In an ideal world you should brush your teeth at a sink that is in a different room than a toilet. When you are done brushing your teeth you should place your toothbrush in a window sill where it can get exposed to sunlight and dry out. If it dries during the day you can use it again at night. If it’s not dry you should use a different toothbrush.

So I actually recommend one toothbrush for use in the morning and another at night. In an ideal world you should also have a third toothbrush to use after lunch while at work. As soon as a toothbrush starts fraying, replace it.

And last try to brush at least 2 minutes!!! Shockingly the U.S. average time for brushing teeth is 17 seconds. Just a couple tips to help you all have healthy happy teeth!
Dr. Nathan Tanner, D.M.D.

September 2016

Welcome to a day in the life of Grand Avenue Dental Care. This is what you can expect when you walk into our dental practice; first you will be greeted with a welcoming smile by Jandi.
We guarantee friendly customer service.

In the background you may hear the sound of phones ringing, printers printing, laughter and conversations. Amongst the back ground chatter you will see Janine, our hygiene coordinator making courtesy calls for upcoming appointments or Debbie getting insurance information to help each patient maximize their dental benefits.
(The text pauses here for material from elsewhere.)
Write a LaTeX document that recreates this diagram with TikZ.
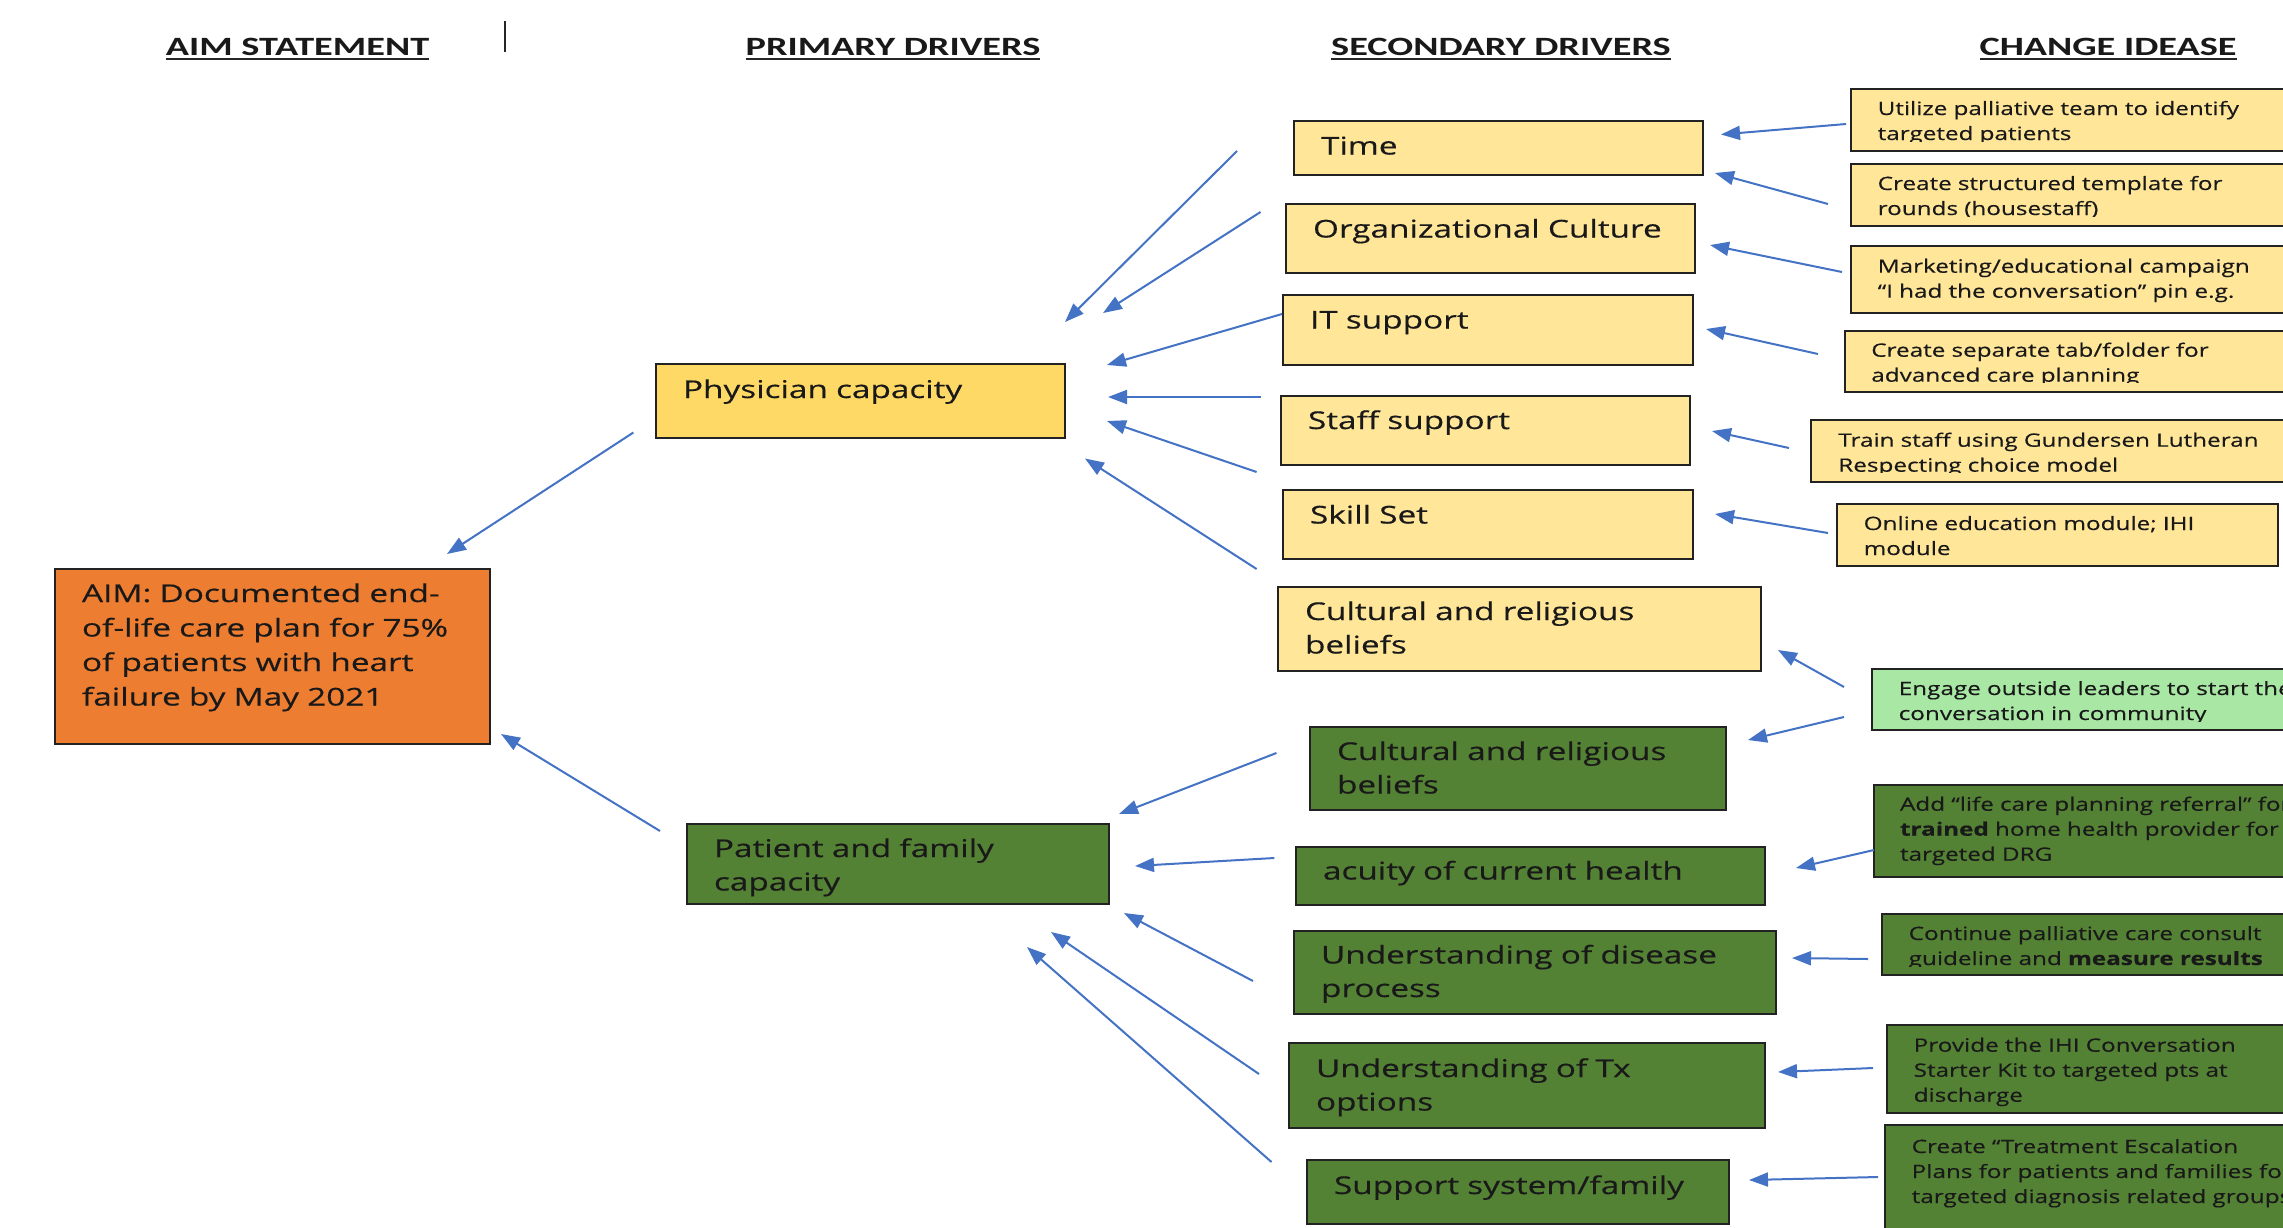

As a new patient, Jandi or Lisa will give you a brief tour of the front office, sit down in a private room to review your personal information and ask you what we can do as a team to exceed and/or meet your personal dental goals / expectations for your oral health! Following your goals, we will then introduce you to your hygienist Lynn, Christina or Robbin. Dr. Tanner will also be introduced and if you have dental needs Laura, Tina and Patty are at Dr. Tanner’s right side to assist and take care of all your dental goals.


Our whole team is active with continuing education so you can be confident in the fact that we will deliver the highest quality care with cutting edge technology using the best dental materials, at the greatest value to serve all your dental needs.

It is always a pleasure to see our regular dental family members. However, if this is your first time to our office, we welcome you and are happy you have chosen GADC as your dental home!